Foto: Luis Oller |
Tanto como se habla hoy de fuga de cerebros en nuestro país, desde que nuestra siempre delicada y precaria política laboral, potenciada con las últimas y graves crisis económicas sufridas desde 2008, obligara a emigrar a una de las generaciones dicen que mejor preparadas de nuestra historia, sobre todo en lo que se refiere a ciencia, no hay que olvidar que este fenómeno ha ocurrido ya en otras muchas ocasiones y en relación a otros países. El programa con el que anoche se presentó en el Espacio Turina, del que es orquesta residente, la Barroca de Sevilla, versó sobre este particular, presentando un buen ramillete de brillantes compositores italianos que en el settecento emigraron a un siempre emergente Reino Unido para responder a la creciente demanda musical que se generó en las islas tras el fallecimiento de su celebrado Purcell. Atraídos por las buenas condiciones de trabajo, la necesidad de arreglar partituras para su interpretación doméstica en una clase acomodada también en crecimiento, y servir a la clase dirigente, especialmente aristócrata y monárquica, avivó el interés de estos autores de la península itálica por las islas británicas.
Con esta premisa y un buen catálogo de extraordinarias partituras bajo el brazo para el instrumento que domina a la perfección, la alemana Dorothee Oberlinger regresó a esta sala apenas un año después de deleitarnos con la música de Bach junto al laudista Edin Karamazov. Sin pausa y sin aliento, la flautista acometió un programa en el que sin embargo se distinguían dos partes simétricas, ambas introducidas con una breve pieza de aires indiscutiblemente británicos, A Ground in D, del compositor de origen moravo Gottfried Finger, y la preciosa y evocadora melodía Johnnie Faa, que el flautista y oboísta Francesco Barsanti, originario de Lucca, incluyó en su colección de temas tradicionales escoceses.
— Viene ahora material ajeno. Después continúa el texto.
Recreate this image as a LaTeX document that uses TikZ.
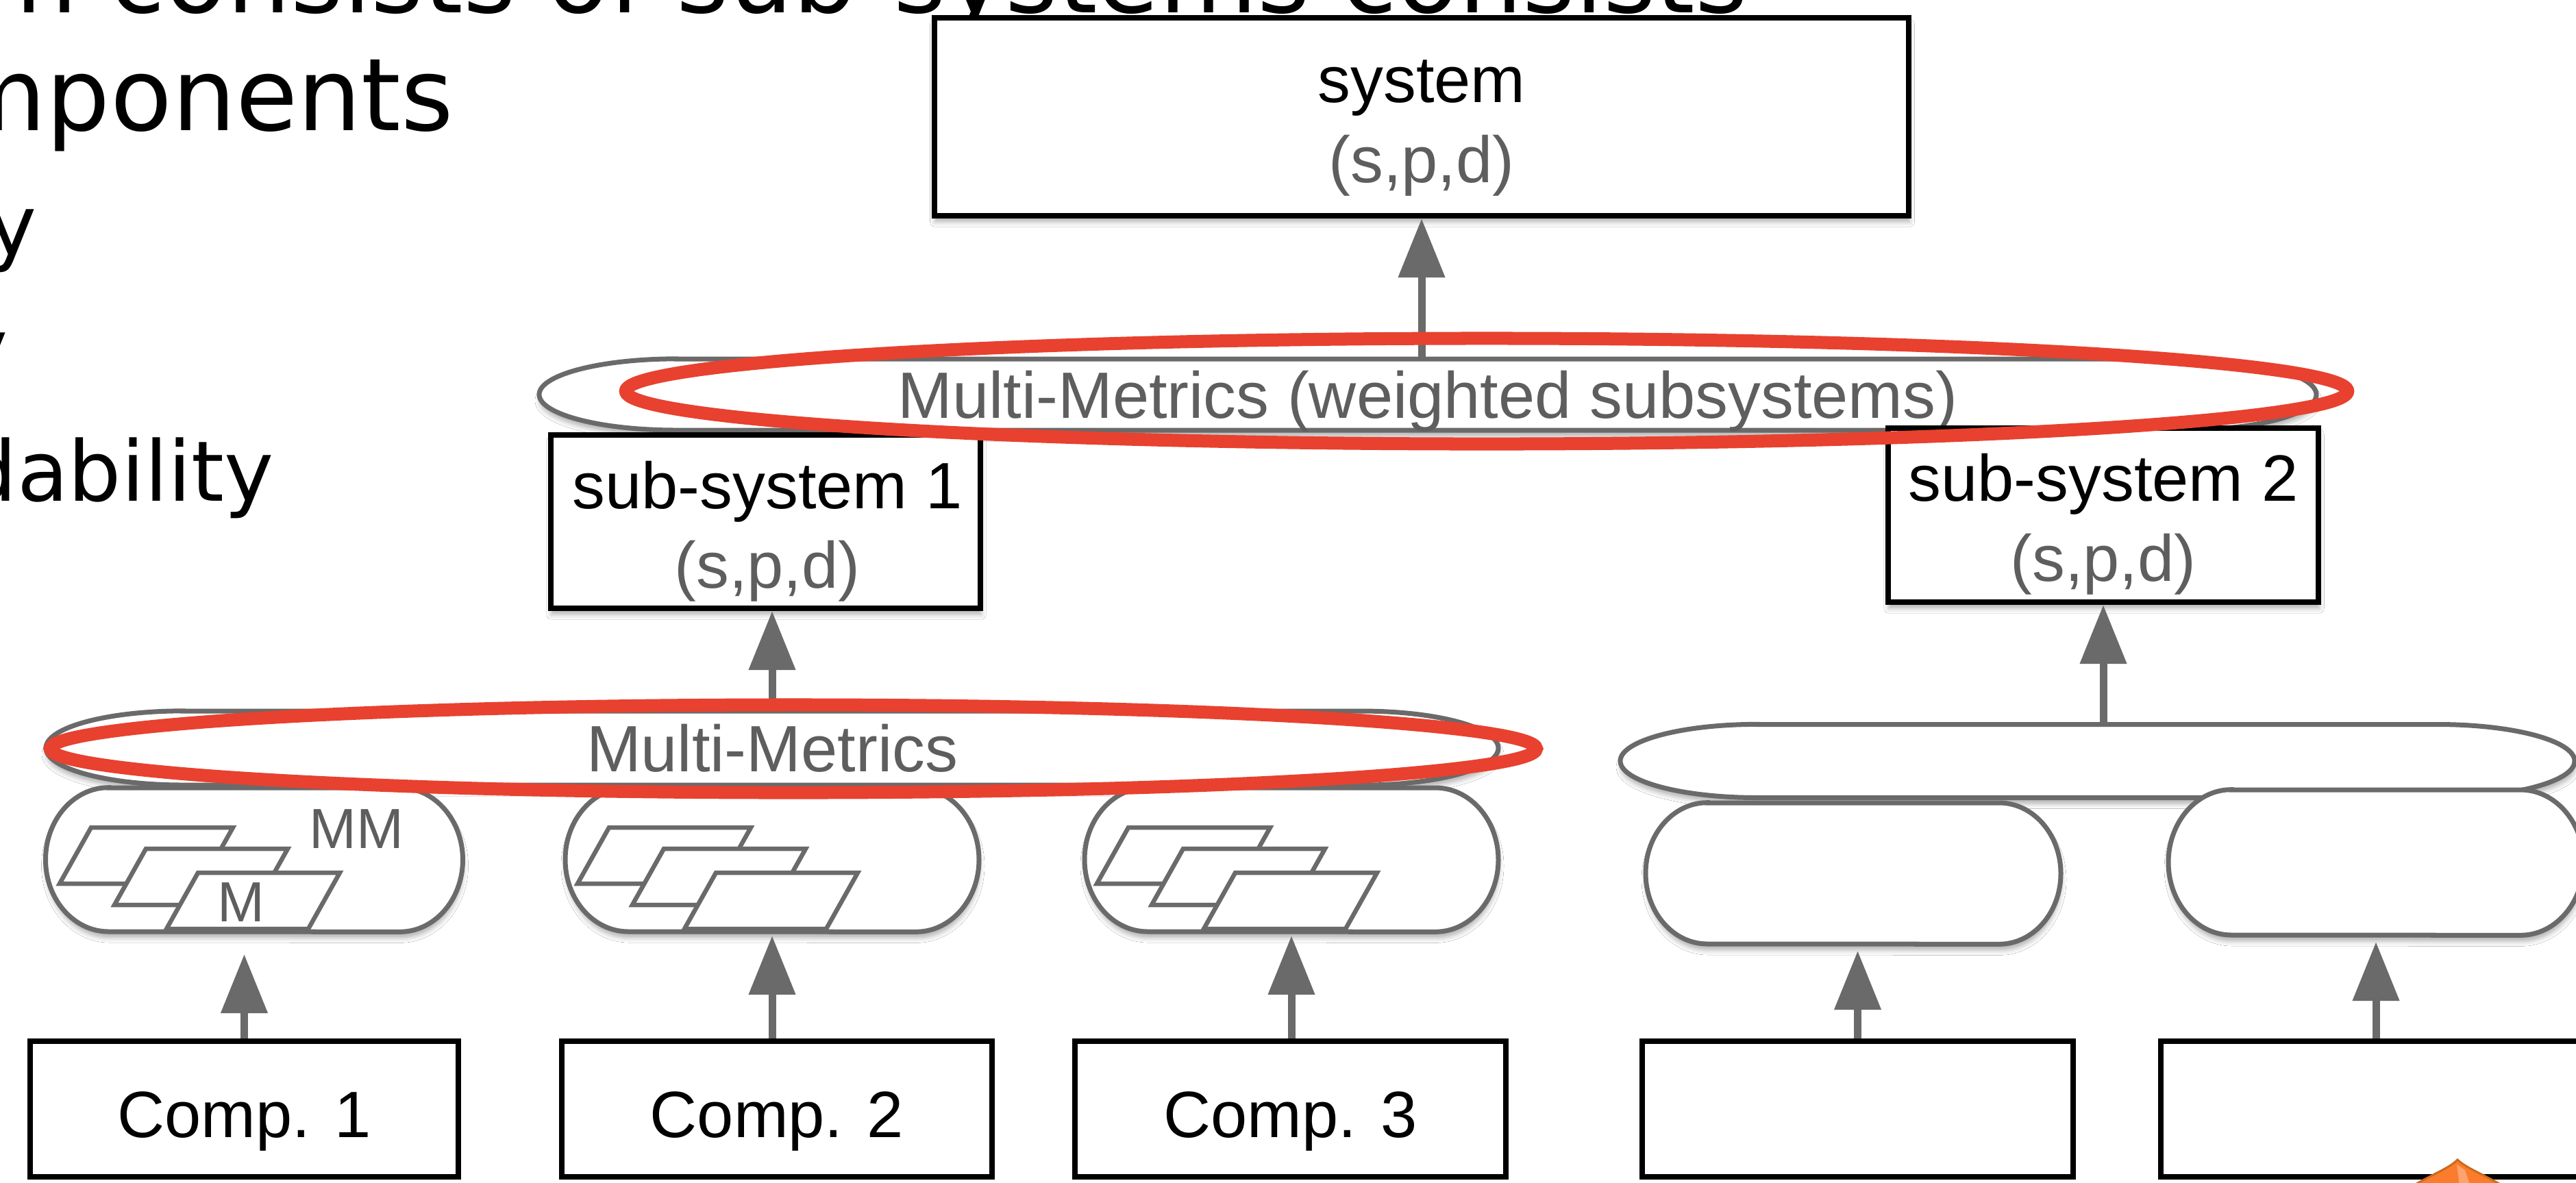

Una pieza tan profunda y en registro tan sumamente grave que exige el manejo de una flauta bajo de enormes proporciones. Tras la pieza de Finger, Oberlinger resolvió con brío y entusiasmo, sin desfallecer y haciendo alarde de una articulación portentosa, una sonata de Haendel en la que alternó con éxito las flautas dulces soprano y sopranino. Y tras el tema de Barsanti, un concierto para flauta soprano afinada una sexta por encima de la contralto, de William Babell, prolífico arreglista de música vocal para el teclado. Antes ya nos había conquistado con una jiga del Concerto grosso que Geminiani, que junto a Barsanti emigró de su Lucca natal, basó en el Op. 5 de Corelli, y que Oberlinger defendió con la ayuda de unos excelentes Eyal Streett al fagot y Miguel Romero al violín, que ejerció de concertino y en la práctica podríamos decir que dirigió al conjunto.
Las vertiginosas ornamentaciones propuestas a lo largo del programa encontraron en la virtuosa flautista su intérprete ideal, sin desfallecimiento, con un control prodigioso de la respiración y unas agilidades solo al alcance de los intérpretes mejor preparados, encontrando en la propina, un allegro de concierto de Vivaldi, el punto más elevado del virtuosismo instrumental. Eso no quiere decir ni de lejos que no cuidara el aspecto expresivo de su actuación, evidente en el larghetto de la sonata de Haendel o la Sarabanda de Geminiani, resueltos con tanto encanto como poder evocador. El resto del programa, un Concerto grosso de Haendel y otro en Re mayor del pionero crítico musical y alumno de Geminiani, Charles Avison, lo defendió el conjunto con la gracia acostumbrada. Una vez más tenemos que aplaudir la excelente aportación del bajo continuo, con el ya mencionado Streett, el contrabajo rotundo y autoritario de Ventura Rico, el sedoso y elegantemente articulado violonchelo de Mercedes Ruiz, y una magistral alternancia de órgano y clave por parte de Alejandro Casal. La cuerda arropó con mucho empuje y considerables dosis de lirismo, como muy bien saben hacer.